_Records for this exercise_:
=-=-=-=-=
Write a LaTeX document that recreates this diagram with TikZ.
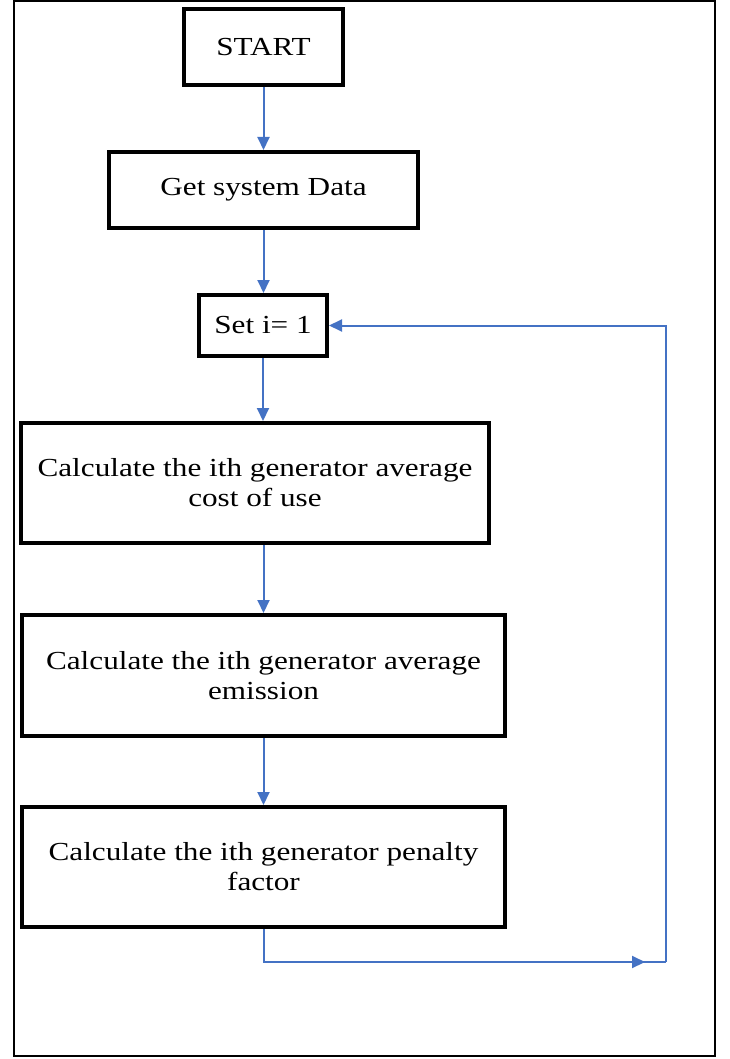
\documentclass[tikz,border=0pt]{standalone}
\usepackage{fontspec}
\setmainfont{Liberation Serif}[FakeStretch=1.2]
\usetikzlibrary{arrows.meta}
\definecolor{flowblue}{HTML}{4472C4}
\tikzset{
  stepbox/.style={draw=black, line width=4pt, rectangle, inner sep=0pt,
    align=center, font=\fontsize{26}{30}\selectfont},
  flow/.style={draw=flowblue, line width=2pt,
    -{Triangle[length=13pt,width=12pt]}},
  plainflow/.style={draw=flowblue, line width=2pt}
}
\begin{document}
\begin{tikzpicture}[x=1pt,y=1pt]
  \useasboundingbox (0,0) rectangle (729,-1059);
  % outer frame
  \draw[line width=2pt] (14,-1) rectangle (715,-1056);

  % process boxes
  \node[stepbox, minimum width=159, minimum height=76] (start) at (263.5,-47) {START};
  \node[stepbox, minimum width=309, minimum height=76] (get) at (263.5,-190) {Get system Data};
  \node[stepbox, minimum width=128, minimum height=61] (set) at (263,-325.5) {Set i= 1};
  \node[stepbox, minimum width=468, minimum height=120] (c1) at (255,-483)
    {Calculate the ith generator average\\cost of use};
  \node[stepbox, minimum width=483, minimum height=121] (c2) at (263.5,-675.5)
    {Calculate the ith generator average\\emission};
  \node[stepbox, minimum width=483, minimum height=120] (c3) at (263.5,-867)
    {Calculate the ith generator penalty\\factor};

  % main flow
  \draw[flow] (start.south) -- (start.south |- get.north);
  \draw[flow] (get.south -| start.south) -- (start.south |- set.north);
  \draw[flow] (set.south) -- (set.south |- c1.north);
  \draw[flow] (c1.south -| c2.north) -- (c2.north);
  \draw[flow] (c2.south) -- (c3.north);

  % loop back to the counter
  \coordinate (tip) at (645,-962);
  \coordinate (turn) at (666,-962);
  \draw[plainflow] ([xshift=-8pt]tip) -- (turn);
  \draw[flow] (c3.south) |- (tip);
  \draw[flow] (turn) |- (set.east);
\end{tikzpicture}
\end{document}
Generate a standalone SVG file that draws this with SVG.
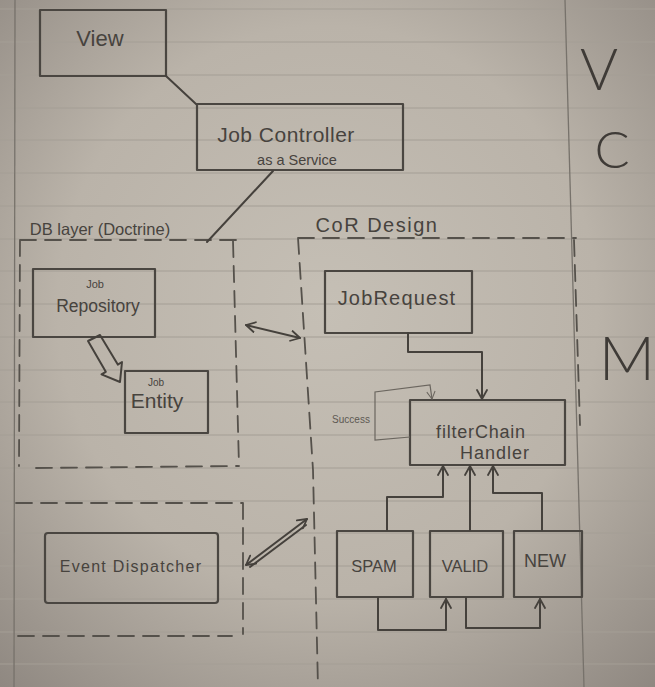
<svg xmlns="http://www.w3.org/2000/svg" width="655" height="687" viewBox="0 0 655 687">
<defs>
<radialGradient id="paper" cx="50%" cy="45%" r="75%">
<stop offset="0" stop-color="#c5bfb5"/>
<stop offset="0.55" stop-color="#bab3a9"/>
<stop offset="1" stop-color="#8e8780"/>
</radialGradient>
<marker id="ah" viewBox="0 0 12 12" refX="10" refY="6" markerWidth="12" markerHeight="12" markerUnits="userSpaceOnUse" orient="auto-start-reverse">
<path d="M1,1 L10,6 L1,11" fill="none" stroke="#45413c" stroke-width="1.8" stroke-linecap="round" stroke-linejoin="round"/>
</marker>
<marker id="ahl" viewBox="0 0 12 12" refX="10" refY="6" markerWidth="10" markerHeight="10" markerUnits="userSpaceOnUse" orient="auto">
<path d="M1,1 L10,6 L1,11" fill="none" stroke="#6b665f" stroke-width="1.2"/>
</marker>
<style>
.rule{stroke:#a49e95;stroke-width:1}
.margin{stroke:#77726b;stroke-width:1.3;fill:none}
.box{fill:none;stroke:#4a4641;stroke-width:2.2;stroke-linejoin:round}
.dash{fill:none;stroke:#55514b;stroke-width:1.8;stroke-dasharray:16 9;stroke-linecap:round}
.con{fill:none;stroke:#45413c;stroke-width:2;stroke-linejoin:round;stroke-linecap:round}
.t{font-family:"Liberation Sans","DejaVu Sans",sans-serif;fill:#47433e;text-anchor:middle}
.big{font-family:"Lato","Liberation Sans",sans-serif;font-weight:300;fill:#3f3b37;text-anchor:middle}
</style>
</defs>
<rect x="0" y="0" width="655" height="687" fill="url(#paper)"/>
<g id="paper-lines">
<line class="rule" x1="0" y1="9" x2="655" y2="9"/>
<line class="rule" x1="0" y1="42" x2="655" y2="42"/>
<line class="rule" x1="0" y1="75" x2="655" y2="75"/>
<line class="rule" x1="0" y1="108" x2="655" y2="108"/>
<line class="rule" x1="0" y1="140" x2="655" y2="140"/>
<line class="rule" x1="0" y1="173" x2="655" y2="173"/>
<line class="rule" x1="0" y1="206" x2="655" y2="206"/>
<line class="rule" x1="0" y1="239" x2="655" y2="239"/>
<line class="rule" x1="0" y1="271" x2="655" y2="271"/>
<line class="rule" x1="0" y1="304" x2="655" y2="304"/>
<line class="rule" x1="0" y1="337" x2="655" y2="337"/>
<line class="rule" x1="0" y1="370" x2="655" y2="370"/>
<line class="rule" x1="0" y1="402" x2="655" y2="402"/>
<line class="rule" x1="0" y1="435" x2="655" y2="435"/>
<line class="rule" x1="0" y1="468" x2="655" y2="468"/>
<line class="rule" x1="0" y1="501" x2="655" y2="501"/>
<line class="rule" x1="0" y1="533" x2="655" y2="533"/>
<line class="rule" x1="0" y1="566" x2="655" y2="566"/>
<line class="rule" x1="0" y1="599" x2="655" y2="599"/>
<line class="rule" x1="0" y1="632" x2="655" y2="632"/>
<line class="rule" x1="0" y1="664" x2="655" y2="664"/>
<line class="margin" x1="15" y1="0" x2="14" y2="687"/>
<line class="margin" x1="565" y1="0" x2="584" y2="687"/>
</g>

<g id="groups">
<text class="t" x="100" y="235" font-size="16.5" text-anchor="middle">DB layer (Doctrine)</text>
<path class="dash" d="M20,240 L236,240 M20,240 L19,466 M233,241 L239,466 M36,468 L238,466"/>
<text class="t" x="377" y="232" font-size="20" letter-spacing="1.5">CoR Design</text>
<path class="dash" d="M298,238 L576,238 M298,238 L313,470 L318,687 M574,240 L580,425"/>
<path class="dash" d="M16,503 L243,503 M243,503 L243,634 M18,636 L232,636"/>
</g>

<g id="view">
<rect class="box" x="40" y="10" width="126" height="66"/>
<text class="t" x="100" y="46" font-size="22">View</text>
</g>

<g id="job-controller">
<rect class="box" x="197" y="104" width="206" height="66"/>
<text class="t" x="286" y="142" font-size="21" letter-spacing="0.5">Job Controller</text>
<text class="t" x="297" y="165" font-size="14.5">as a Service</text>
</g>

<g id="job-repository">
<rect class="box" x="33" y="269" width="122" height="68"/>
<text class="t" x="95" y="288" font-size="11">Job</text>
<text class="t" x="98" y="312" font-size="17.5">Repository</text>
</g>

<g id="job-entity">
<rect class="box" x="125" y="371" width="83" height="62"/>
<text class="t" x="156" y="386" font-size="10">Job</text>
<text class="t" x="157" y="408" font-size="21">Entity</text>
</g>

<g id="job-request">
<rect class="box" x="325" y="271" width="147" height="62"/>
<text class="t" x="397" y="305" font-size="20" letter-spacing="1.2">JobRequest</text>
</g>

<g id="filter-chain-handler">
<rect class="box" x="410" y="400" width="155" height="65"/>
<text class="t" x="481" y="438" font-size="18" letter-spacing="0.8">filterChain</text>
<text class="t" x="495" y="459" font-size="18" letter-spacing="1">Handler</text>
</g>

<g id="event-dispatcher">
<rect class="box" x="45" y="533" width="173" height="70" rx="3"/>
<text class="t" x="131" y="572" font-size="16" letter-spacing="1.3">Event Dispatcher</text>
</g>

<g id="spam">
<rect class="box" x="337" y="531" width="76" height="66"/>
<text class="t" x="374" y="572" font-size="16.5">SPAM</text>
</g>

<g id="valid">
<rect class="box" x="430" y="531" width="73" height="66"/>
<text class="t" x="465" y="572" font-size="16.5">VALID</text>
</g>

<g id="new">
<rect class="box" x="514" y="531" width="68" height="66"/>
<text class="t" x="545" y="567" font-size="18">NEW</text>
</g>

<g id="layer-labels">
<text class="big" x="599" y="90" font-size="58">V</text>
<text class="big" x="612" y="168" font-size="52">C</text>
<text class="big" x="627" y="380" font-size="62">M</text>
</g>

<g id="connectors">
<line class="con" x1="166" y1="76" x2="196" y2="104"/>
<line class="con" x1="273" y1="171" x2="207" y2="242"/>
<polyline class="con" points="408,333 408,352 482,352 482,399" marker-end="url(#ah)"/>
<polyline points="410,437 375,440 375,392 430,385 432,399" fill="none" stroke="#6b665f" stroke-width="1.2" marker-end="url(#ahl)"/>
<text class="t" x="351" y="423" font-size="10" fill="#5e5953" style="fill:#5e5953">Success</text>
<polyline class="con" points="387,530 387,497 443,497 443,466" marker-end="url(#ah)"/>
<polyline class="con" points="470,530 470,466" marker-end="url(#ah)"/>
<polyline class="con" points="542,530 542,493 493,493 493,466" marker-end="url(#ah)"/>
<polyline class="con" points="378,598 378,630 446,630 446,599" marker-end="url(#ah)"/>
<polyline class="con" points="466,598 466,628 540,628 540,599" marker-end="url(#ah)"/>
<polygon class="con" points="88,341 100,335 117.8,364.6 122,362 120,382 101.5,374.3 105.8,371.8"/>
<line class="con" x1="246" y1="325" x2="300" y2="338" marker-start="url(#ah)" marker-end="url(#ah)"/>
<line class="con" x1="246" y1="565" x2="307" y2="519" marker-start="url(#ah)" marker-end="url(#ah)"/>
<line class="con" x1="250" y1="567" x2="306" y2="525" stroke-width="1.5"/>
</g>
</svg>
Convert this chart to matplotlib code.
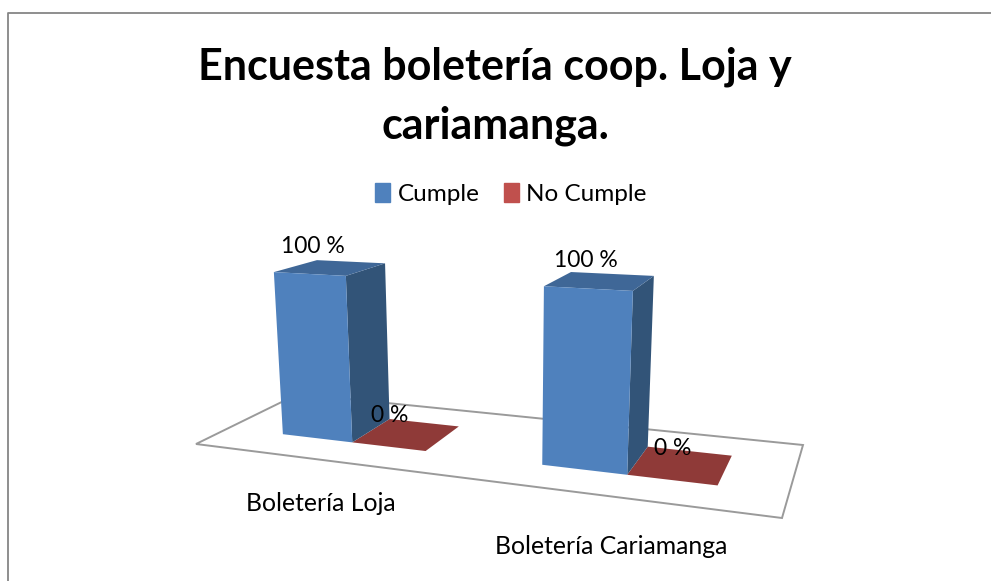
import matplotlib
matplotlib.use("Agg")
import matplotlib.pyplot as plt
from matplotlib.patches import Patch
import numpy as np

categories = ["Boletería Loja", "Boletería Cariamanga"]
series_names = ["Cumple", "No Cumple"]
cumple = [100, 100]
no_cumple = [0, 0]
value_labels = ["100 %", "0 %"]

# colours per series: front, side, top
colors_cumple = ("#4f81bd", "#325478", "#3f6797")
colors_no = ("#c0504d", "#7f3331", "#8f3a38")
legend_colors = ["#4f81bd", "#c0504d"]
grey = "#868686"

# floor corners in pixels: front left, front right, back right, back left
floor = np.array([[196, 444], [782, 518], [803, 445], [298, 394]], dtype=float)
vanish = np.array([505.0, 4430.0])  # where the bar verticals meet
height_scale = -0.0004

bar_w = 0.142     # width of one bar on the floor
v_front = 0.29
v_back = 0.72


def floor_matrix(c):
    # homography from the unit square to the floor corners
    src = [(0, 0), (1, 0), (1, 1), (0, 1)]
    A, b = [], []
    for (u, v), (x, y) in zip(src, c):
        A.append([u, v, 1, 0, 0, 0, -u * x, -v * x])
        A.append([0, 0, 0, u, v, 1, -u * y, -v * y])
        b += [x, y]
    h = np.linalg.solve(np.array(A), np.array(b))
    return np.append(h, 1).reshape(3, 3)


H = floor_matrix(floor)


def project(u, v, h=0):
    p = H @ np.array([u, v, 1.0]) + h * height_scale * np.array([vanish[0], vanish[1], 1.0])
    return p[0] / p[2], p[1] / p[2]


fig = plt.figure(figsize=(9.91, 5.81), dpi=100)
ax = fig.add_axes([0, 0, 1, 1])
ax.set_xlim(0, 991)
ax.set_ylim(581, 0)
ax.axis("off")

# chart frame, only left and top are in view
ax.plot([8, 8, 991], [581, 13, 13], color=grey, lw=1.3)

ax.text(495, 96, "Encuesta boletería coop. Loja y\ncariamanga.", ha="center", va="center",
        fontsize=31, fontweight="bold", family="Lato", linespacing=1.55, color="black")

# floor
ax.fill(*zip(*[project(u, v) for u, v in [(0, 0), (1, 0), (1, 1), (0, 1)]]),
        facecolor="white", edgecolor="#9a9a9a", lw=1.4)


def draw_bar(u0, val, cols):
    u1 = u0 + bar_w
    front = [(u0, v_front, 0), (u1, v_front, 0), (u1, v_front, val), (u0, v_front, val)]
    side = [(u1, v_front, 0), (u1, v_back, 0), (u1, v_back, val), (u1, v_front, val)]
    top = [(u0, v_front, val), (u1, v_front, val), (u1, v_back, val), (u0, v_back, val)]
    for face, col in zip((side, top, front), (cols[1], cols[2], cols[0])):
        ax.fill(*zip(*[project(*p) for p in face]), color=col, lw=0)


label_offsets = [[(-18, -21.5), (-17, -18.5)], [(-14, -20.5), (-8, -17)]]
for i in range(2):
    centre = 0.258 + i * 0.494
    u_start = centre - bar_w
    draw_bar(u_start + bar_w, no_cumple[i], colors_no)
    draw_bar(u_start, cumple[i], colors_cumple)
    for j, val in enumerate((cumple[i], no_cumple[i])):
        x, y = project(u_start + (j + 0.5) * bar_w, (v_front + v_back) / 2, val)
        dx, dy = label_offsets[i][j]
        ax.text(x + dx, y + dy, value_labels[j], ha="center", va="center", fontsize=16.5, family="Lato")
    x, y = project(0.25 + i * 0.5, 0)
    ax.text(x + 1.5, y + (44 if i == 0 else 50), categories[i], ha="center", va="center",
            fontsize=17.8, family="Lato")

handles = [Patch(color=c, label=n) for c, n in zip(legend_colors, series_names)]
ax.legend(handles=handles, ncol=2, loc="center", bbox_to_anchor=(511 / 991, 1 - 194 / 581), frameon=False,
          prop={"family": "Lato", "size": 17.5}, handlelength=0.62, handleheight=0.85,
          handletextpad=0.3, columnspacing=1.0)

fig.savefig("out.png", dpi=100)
=-=-=-=-=
_Task to carry out_:
Select and copy every line of the material that holds the string "matplotlib".

_Exercise answer_:
Convert this chart to matplotlib code.
import matplotlib
matplotlib.use("Agg")
import matplotlib.pyplot as plt
from matplotlib.patches import Patch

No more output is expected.